Индусы знали переселение душ лишь до жизни и после нее. Но уже в жизни существует метемпсихоз [29]. Это чтение. Не будем поэтому завидовать брамину Амару, который последовательно принял образы ста женщин и при этом был так счастлив, что мог читать тайны любви в оригинале! Какое громадное наслаждение — вселяться в душу Платона, Гёте! Правда (и это достаточно грустно), в этом нашем странствовании по душам мы часто вселяемся в душу верблюда, осла и других низменных тварей. Но и это бывает очень полезно — узнать, как выглядит душа осла. Поэтому справедливо сказано, что нет такой плохой книги, из которой нельзя было бы чему-либо научиться...
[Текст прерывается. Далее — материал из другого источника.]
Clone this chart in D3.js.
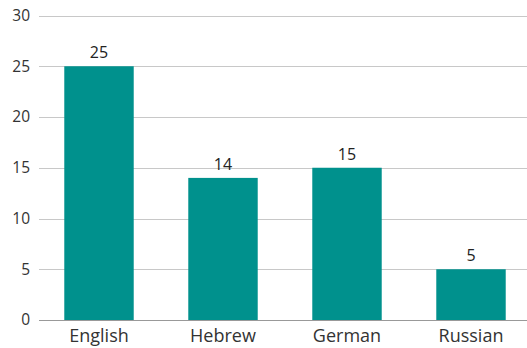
<!DOCTYPE html>
<html>
<head>
<meta charset="utf-8">
<script src="https://cdn.jsdelivr.net/npm/d3@7"></script>
<style>
  html, body { margin: 0; padding: 0; background: #fff; }
  svg { display: block; font-family: "Open Sans", "Noto Sans", sans-serif; }
</style>
</head>
<body>
<svg id="chart" width="527" height="348"></svg>
<script>
const categories = ["English", "Hebrew", "German", "Russian"];
const values = [25, 14, 15, 5];
const yTicks = [0, 5, 10, 15, 20, 25, 30];

const W = 527, H = 348;
const svg = d3.select("#chart");
const plotLeft = 39, plotRight = 527, y0 = 320, yTop = 15.5;

const x = d3.scaleBand().domain(categories).range([37, 533])
  .paddingInner(0.44).paddingOuter(0.22);
const y = d3.scaleLinear().domain([0, 30]).range([y0, yTop]);

// gridlines
svg.append("g").selectAll("line").data(yTicks.filter(d => d > 0)).join("line")
  .attr("x1", plotLeft).attr("x2", plotRight)
  .attr("y1", d => Math.round(y(d)) + 0.5).attr("y2", d => Math.round(y(d)) + 0.5)
  .attr("stroke", "#c8c8c8").attr("stroke-width", 1);

// y tick labels
svg.append("g").selectAll("text").data(yTicks).join("text")
  .attr("x", 30).attr("y", d => y(d))
  .attr("dy", "0.35em")
  .attr("text-anchor", "end")
  .attr("font-size", 15.5)
  .attr("fill", "#333")
  .text(d => d);

// bars
svg.append("g").selectAll("rect").data(values).join("rect")
  .attr("x", (d, i) => x(categories[i]))
  .attr("width", x.bandwidth())
  .attr("y", d => y(d))
  .attr("height", d => y0 - y(d))
  .attr("fill", "#00918D");

// axis line
svg.append("line")
  .attr("x1", plotLeft).attr("x2", plotRight)
  .attr("y1", y0 + 0.5).attr("y2", y0 + 0.5)
  .attr("stroke", "#999").attr("stroke-width", 1.2);

// value labels
svg.append("g").selectAll("text").data(values).join("text")
  .attr("x", (d, i) => x(categories[i]) + x.bandwidth() / 2)
  .attr("y", d => y(d) - 8)
  .attr("text-anchor", "middle")
  .attr("font-size", 16)
  .attr("fill", "#222")
  .text(d => d);

// category labels
svg.append("g").selectAll("text").data(categories).join("text")
  .attr("x", d => x(d) + x.bandwidth() / 2)
  .attr("y", 342)
  .attr("text-anchor", "middle")
  .attr("font-size", 18)
  .attr("fill", "#333")
  .text(d => d);
</script>
</body>
</html>
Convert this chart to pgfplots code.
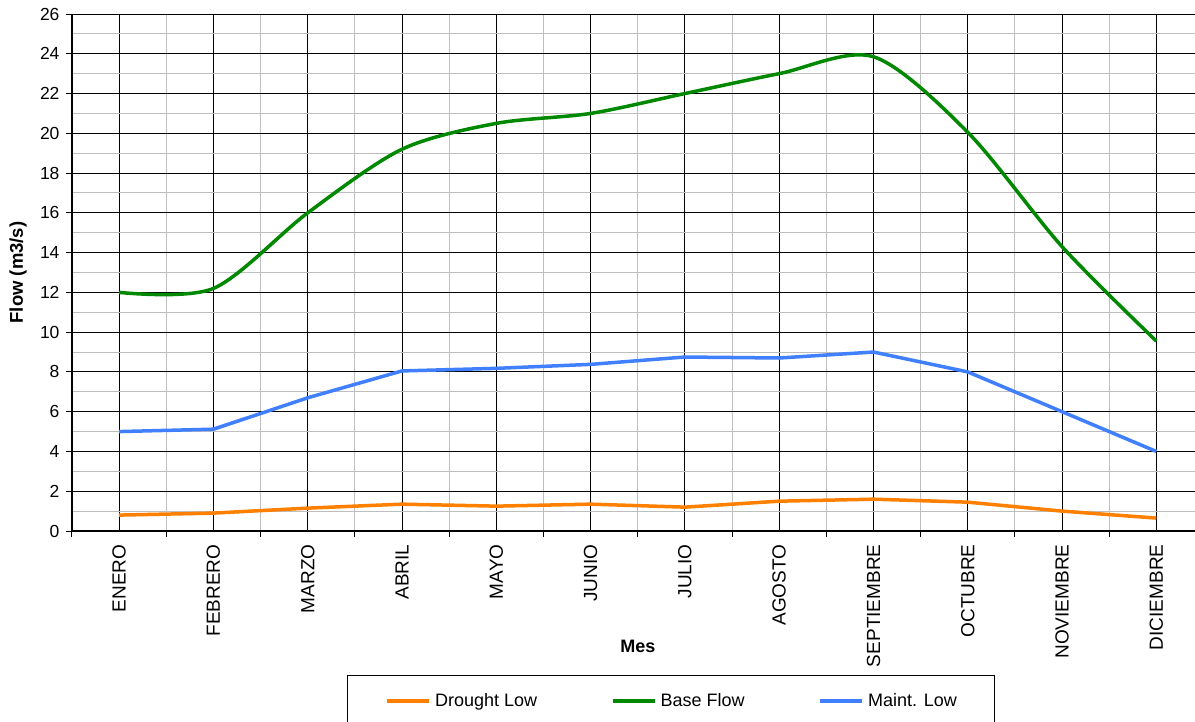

Со своими любимыми писателями публика всегда заключает молчаливый договор, согласно которому они обязуются ничего не излагать на бумаге, кроме того, что она им нашептывает; публика же взамен обязуется выплачивать им значительный гонорар в виде похвал и почестей. Таким путем желает достопочтенная современность получать от своих философов не что иное, как письменное уверение в совершенной правоте своих взглядов и мнений, а от своих поэтов только такие сочинения, к которым она уже заранее расположена и которые вполне подходят для ее теперешнего настроения духа. Писатели, не подписывающие этого контракта, немилосердно высылаются по этапу за границу, как бродяги, которые не могут надлежащим образом удостоверить свою личность. Если именно то, что имеет в виду современность и что она диктует своим личным секретарям и писакам, есть нечто благоразумное, то на нее, действительно, нельзя обижаться, напротив, ее нужно поблагодарить за это, ибо лишь таким путем она оставляет потомству неискаженный портрет, верно передающий ее сущность. Но к сожалению, слишком часто излюбленные писатели современности являются не чем иным, как только ее духовниками, которым она доверяет лишь свои слабости да совершаемые ею грехи и глупости.